La politica europea del 20% di rinnovabili, 20% di riduzione delle emissioni inquinanti e 20% di risparmio energetico al 2020, deriva solo dal fatto che l’Europa vuole essere leader della battaglia mondiale, quindi sono gli accordi e gli obiettivi internazionali a stimolare i governi. Naturalmente non tutti lo hanno fatto. L’Europa l’ha fatto, il Giappone sta facendo alcune cose, gli Stati Uniti stanno facendo poco. Ma se non ci fosse un quadro di riferimento internazionale, e ogni paese fosse lasciato solo, le azioni messe in cantiere sarebbero molto più modeste di quelle che ci sono attualmente. Voglio sottolineare che quelle che partiranno adesso e gli obiettivi europei vincolanti, come ad esempio le rinnovabili determineranno una vera e propria rivoluzione energetica, cioè per la prima volta nella storia nel prossimo decennio si investirà in Europa più nelle rinnovabili che in energia convenzionale.

Il protocollo è entrato in vigore con molto ritardo. È ancora efficace?
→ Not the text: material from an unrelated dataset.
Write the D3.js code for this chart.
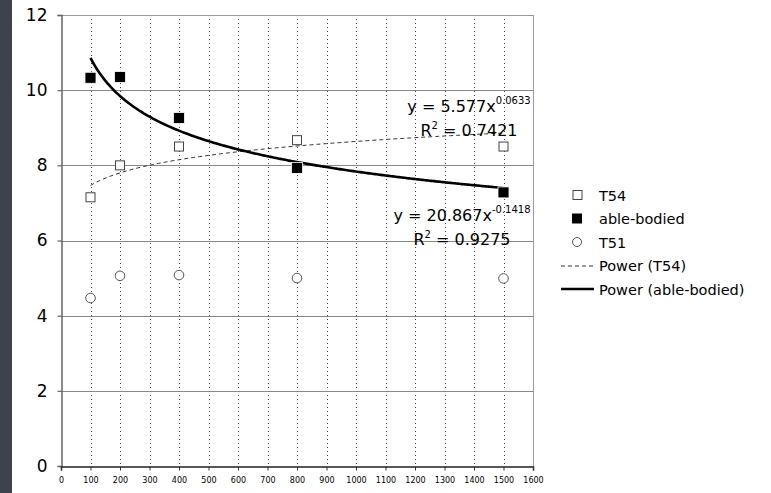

È entrato in vigore molti anni dopo perché non lo ha ratificato la Russia. Gli Stati Uniti si sapeva già che non lo avrebbero ratificato e quindi è entrato in vigore nel momento in cui la Russia lo ha ratificato. Ma l’importante è che sia entrato in vigore. Se non fosse entrato in vigore sarebbe stato un fallimento colossale.
Ritengo che il ritardo sia dovuto al fatto che molti paesi hanno sottovalutato gli obiettivi e creduto che non sarebbe mai entrato in vigore. Fra questi l’Italia che nella scorsa legislatura ha fatto poco o niente. Chi ha creduto fin dall’inizio, come la Germania ed altri, hanno invece sfruttato l’occasione per trasformare la propria industria in rinnovabile e trasformato quello che era un rischio in un’opportunità aziendale.

L’Italia è dunque al palo?
Siamo terribilmente in ritardo. Ci sono segnali confortanti solo negli ultimi mesi. Si è dato un colpo di accelleratore nel settore civile con la nuova legislazione sugli edifici. Secondo cui i nuovi edifici che verranno realizzati a partire dal 2010 avranno consumi che sono la metà di quelli che erano ammessi nel 2005. Da questo anno c’è l’obbligo del solare termico sulle nuove case. C’è la detrazione fiscale del 55% sugli interventi di riqualificazione energetica nell’edilizia esistente. C’è l’obiettivo di 3.000 megawatt di solare e fotovoltaico. Insomma ci si sta muovendo sul settore dell’edilizia, rimangono scoperti i trasporti.